Provided data ->
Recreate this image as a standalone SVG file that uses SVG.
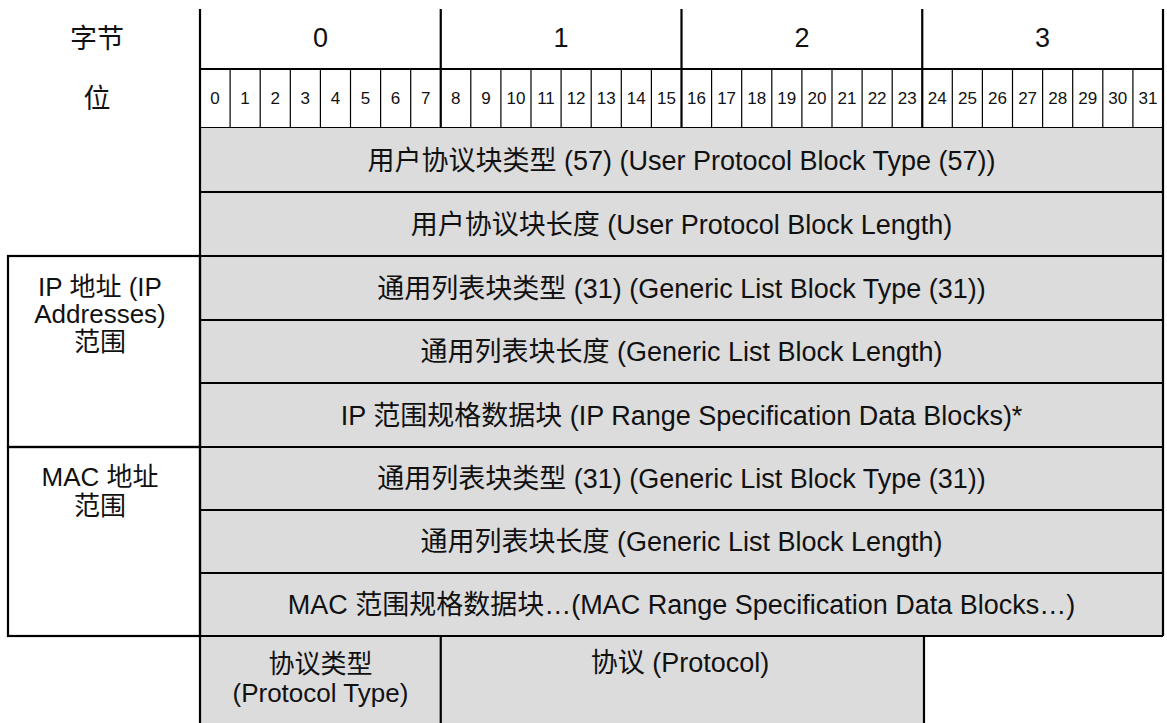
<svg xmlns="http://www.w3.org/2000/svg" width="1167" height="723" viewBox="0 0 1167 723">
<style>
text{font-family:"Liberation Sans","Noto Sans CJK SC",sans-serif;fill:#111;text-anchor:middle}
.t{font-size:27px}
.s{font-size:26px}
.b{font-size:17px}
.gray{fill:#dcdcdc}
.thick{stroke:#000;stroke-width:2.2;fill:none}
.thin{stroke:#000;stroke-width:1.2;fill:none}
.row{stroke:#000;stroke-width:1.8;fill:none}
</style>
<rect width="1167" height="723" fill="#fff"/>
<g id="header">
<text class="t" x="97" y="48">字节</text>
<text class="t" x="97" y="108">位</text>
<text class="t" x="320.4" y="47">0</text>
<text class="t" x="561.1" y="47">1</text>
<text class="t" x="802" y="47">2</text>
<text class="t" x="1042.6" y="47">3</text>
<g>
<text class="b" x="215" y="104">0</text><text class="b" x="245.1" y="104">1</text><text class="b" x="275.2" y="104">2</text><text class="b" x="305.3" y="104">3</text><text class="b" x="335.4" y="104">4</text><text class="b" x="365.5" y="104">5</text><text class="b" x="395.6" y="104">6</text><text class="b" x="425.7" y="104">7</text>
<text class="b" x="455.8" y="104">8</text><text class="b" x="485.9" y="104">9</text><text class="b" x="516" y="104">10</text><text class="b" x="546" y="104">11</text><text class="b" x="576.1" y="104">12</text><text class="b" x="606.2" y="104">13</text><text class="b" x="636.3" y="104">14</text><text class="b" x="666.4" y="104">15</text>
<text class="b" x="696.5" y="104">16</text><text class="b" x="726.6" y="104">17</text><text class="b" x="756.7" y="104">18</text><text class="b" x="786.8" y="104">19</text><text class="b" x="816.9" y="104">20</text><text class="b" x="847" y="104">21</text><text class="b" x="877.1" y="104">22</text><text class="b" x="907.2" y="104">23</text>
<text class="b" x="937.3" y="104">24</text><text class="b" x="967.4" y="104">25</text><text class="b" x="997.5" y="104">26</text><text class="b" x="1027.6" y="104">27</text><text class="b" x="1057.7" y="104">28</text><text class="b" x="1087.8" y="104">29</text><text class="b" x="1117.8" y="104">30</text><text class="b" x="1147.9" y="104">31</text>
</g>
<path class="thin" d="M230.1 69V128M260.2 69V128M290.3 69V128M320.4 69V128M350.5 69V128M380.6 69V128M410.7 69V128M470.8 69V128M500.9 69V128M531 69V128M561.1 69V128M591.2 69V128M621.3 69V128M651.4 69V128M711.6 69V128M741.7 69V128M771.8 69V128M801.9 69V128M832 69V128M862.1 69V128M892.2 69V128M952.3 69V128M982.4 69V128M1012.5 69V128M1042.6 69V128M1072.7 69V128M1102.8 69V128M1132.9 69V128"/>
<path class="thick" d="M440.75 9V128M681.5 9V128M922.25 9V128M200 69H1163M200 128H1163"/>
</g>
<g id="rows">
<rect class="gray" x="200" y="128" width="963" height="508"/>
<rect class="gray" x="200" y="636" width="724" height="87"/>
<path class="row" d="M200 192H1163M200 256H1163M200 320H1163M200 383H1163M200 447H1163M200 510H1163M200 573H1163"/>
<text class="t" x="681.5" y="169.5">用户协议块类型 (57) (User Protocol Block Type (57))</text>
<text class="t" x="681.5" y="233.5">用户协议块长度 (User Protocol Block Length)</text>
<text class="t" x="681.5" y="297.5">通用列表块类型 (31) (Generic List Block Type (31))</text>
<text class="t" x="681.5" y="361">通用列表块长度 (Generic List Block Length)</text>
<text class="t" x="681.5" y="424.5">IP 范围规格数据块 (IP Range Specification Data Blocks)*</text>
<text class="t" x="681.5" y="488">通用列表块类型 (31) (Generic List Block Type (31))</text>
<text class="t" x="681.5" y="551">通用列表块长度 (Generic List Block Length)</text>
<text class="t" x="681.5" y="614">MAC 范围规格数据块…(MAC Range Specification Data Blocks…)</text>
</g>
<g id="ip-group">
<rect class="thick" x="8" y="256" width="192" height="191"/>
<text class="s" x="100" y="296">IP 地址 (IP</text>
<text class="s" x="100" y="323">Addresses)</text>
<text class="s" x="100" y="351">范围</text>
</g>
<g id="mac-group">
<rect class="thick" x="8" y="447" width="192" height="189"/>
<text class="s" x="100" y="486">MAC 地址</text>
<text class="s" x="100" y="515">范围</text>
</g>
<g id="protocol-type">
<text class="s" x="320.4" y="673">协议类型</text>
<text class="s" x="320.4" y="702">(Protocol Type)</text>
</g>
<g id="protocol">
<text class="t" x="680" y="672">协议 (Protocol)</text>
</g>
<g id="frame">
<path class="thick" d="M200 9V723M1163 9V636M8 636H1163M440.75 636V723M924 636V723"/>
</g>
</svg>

What the task asks ->
Copy each line above precisely, dropping the pictures.

Expected answer ->
Recreate this image as a standalone SVG file that uses SVG.
<svg xmlns="http://www.w3.org/2000/svg" width="1167" height="723" viewBox="0 0 1167 723">
<style>
text{font-family:"Liberation Sans","Noto Sans CJK SC",sans-serif;fill:#111;text-anchor:middle}
.t{font-size:27px}
.s{font-size:26px}
.b{font-size:17px}
.gray{fill:#dcdcdc}
.thick{stroke:#000;stroke-width:2.2;fill:none}
.thin{stroke:#000;stroke-width:1.2;fill:none}
.row{stroke:#000;stroke-width:1.8;fill:none}
</style>
<rect width="1167" height="723" fill="#fff"/>
<g id="header">
<text class="t" x="97" y="48">字节</text>
<text class="t" x="97" y="108">位</text>
<text class="t" x="320.4" y="47">0</text>
<text class="t" x="561.1" y="47">1</text>
<text class="t" x="802" y="47">2</text>
<text class="t" x="1042.6" y="47">3</text>
<g>
<text class="b" x="215" y="104">0</text><text class="b" x="245.1" y="104">1</text><text class="b" x="275.2" y="104">2</text><text class="b" x="305.3" y="104">3</text><text class="b" x="335.4" y="104">4</text><text class="b" x="365.5" y="104">5</text><text class="b" x="395.6" y="104">6</text><text class="b" x="425.7" y="104">7</text>
<text class="b" x="455.8" y="104">8</text><text class="b" x="485.9" y="104">9</text><text class="b" x="516" y="104">10</text><text class="b" x="546" y="104">11</text><text class="b" x="576.1" y="104">12</text><text class="b" x="606.2" y="104">13</text><text class="b" x="636.3" y="104">14</text><text class="b" x="666.4" y="104">15</text>
<text class="b" x="696.5" y="104">16</text><text class="b" x="726.6" y="104">17</text><text class="b" x="756.7" y="104">18</text><text class="b" x="786.8" y="104">19</text><text class="b" x="816.9" y="104">20</text><text class="b" x="847" y="104">21</text><text class="b" x="877.1" y="104">22</text><text class="b" x="907.2" y="104">23</text>
<text class="b" x="937.3" y="104">24</text><text class="b" x="967.4" y="104">25</text><text class="b" x="997.5" y="104">26</text><text class="b" x="1027.6" y="104">27</text><text class="b" x="1057.7" y="104">28</text><text class="b" x="1087.8" y="104">29</text><text class="b" x="1117.8" y="104">30</text><text class="b" x="1147.9" y="104">31</text>
</g>
<path class="thin" d="M230.1 69V128M260.2 69V128M290.3 69V128M320.4 69V128M350.5 69V128M380.6 69V128M410.7 69V128M470.8 69V128M500.9 69V128M531 69V128M561.1 69V128M591.2 69V128M621.3 69V128M651.4 69V128M711.6 69V128M741.7 69V128M771.8 69V128M801.9 69V128M832 69V128M862.1 69V128M892.2 69V128M952.3 69V128M982.4 69V128M1012.5 69V128M1042.6 69V128M1072.7 69V128M1102.8 69V128M1132.9 69V128"/>
<path class="thick" d="M440.75 9V128M681.5 9V128M922.25 9V128M200 69H1163M200 128H1163"/>
</g>
<g id="rows">
<rect class="gray" x="200" y="128" width="963" height="508"/>
<rect class="gray" x="200" y="636" width="724" height="87"/>
<path class="row" d="M200 192H1163M200 256H1163M200 320H1163M200 383H1163M200 447H1163M200 510H1163M200 573H1163"/>
<text class="t" x="681.5" y="169.5">用户协议块类型 (57) (User Protocol Block Type (57))</text>
<text class="t" x="681.5" y="233.5">用户协议块长度 (User Protocol Block Length)</text>
<text class="t" x="681.5" y="297.5">通用列表块类型 (31) (Generic List Block Type (31))</text>
<text class="t" x="681.5" y="361">通用列表块长度 (Generic List Block Length)</text>
<text class="t" x="681.5" y="424.5">IP 范围规格数据块 (IP Range Specification Data Blocks)*</text>
<text class="t" x="681.5" y="488">通用列表块类型 (31) (Generic List Block Type (31))</text>
<text class="t" x="681.5" y="551">通用列表块长度 (Generic List Block Length)</text>
<text class="t" x="681.5" y="614">MAC 范围规格数据块…(MAC Range Specification Data Blocks…)</text>
</g>
<g id="ip-group">
<rect class="thick" x="8" y="256" width="192" height="191"/>
<text class="s" x="100" y="296">IP 地址 (IP</text>
<text class="s" x="100" y="323">Addresses)</text>
<text class="s" x="100" y="351">范围</text>
</g>
<g id="mac-group">
<rect class="thick" x="8" y="447" width="192" height="189"/>
<text class="s" x="100" y="486">MAC 地址</text>
<text class="s" x="100" y="515">范围</text>
</g>
<g id="protocol-type">
<text class="s" x="320.4" y="673">协议类型</text>
<text class="s" x="320.4" y="702">(Protocol Type)</text>
</g>
<g id="protocol">
<text class="t" x="680" y="672">协议 (Protocol)</text>
</g>
<g id="frame">
<path class="thick" d="M200 9V723M1163 9V636M8 636H1163M440.75 636V723M924 636V723"/>
</g>
</svg>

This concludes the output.